A justaposição entre o porta-aviões imaginário e os navios iranianos reais revela a profundidade do dilema brasileiro: ou nos sujeitamos à pressão internacional, sob o risco de abrir mão da soberania, ou nos envolvemos com regimes controversos que despertam desconfiança no Ocidente. Para muitos, trata-se de escolher entre males distintos - um dilema ético, diplomático e institucional.

A Metáfora que Reflete um Abismo

A imagem do porta-aviões no Lago Paranoá é poderosa justamente por sua impossibilidade. Trata-se de um lembrete de que as soluções para a crise institucional brasileira não virão por meios convencionais - e muito menos de fora. O porta-aviões, se permanece ancorado no imaginário coletivo, é o retrato de um país à deriva, onde os mecanismos internos de contenção e correção de abusos falham sistematicamente.

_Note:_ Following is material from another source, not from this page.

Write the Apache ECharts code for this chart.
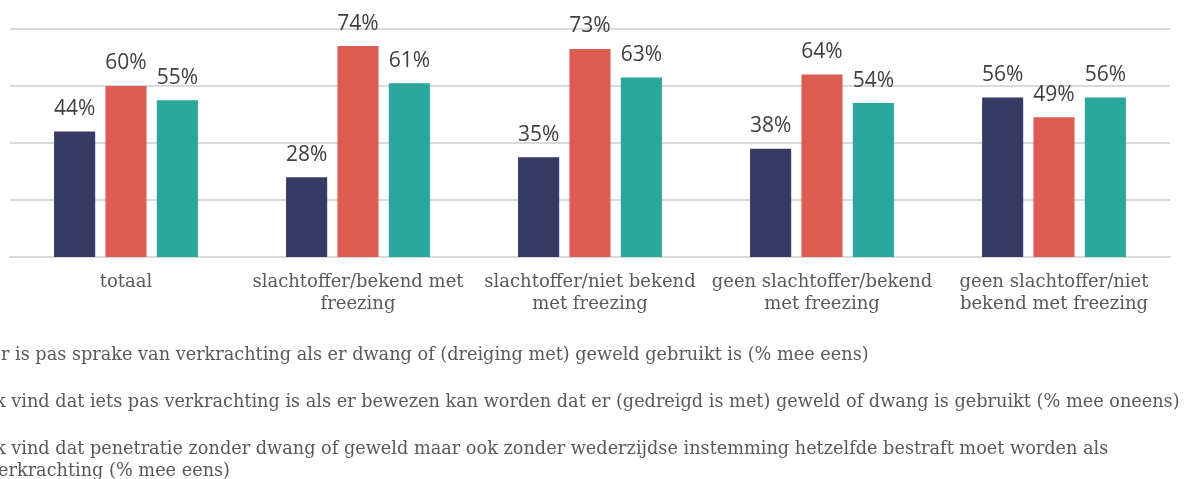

O Brasil, historicamente, oscilou entre períodos de autoritarismo e tentativas frágeis de democracia plena. O que estamos vivendo, neste início de segunda metade da década de 2020, pode ser mais um momento definidor.

A crise atual exige que os poderes da República se reconectem com os princípios do pacto democrático. Isso inclui o Legislativo recuperando sua função de fiscalização, promovendo debates públicos sobre os limites da atuação do Judiciário - inclusive a possibilidade de impeachment de ministros, quando cabível, como previsto constitucionalmente.

Mais ainda, é fundamental que a sociedade civil se mobilize, não por meio da violência ou de rupturas institucionais, mas através da pressão legítima: nas ruas, nas redes e nas urnas. O voto consciente e a participação política ativa são os únicos porta-aviões capazes de navegar, de fato, o mar revolto da democracia brasileira.

Conclusão: O Desafio de Encarar o Espelho

O porta-aviões no Lago Paranoá pode nunca vir, mas sua metáfora permanecerá enquanto o Brasil seguir terceirizando a responsabilidade pelos próprios dilemas.

A maior ameaça à soberania não está nos navios estrangeiros - reais ou imaginários - mas no comodismo institucional e no silêncio cúmplice diante dos abusos. Se não formos capazes de enfrentar nossos fantasmas, seremos governados por metáforas - e, pior, por quem as manipula com maestria.